The core issue highlighted by the report is a profound lack of evaluation mechanisms. While governments are eager to leverage tools like generative AI for operational efficiencies, many are struggling to define what 'success' looks like in a public-sector context. Currently, only seven states are classified as 'established' in their ability to measure the outcomes of their AI deployments. Without these metrics, the shift from experimental sandboxes to enterprise-scale workflows remains fragmented and, in some cases, precarious.

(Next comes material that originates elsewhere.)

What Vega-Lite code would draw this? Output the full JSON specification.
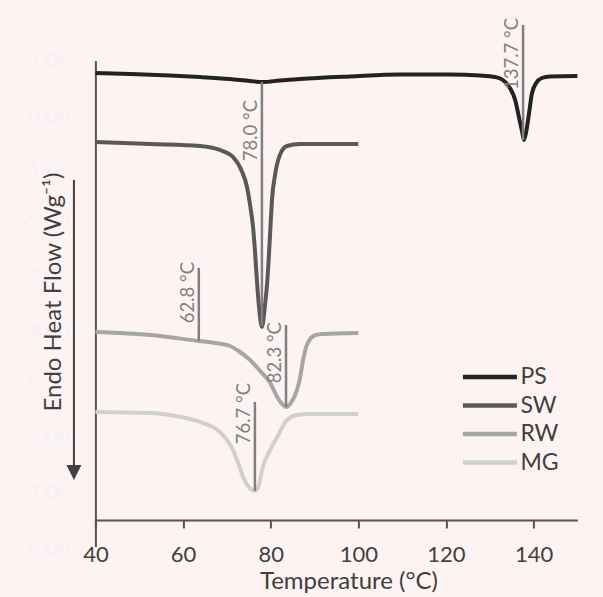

The path to maturity is clearly delineated by the researchers, moving from readiness and piloting to full-scale implementation and impact. Readiness, the report notes, requires more than just access to software; it demands foundational data infrastructure and robust governance frameworks. Many states are currently trapped in the early or developing stages, often because they lack the high-quality data necessary to make AI effective. Conversely, the states that are currently pulling ahead—such as Maryland, Texas, and Utah—share a common playbook. They have prioritized strong executive leadership, cross-agency data governance, and secure sandbox environments where experimentation can occur without risking public services.
For university students observing this shift, the takeaway is clear: the bottleneck for AI in government is rarely just the technology itself. It is a challenge of systems design and bureaucratic alignment. As agencies continue to deploy these tools, the focus must shift from rapid experimentation to the boring, essential work of data hygiene and outcome measurement. Only when governments can definitively prove that an AI agent or language model is actually saving time or improving lives will these tools move from novelty to necessity.
As this sector matures, we are likely to see a tightening of policy and perhaps more standardized frameworks for public-sector AI. The era of 'AI in everything' is effectively here, but the era of 'AI that provides provable public value' is still very much in its infancy. For those interested in the intersection of public policy and technology, this represents one of the most critical frontiers in the field today.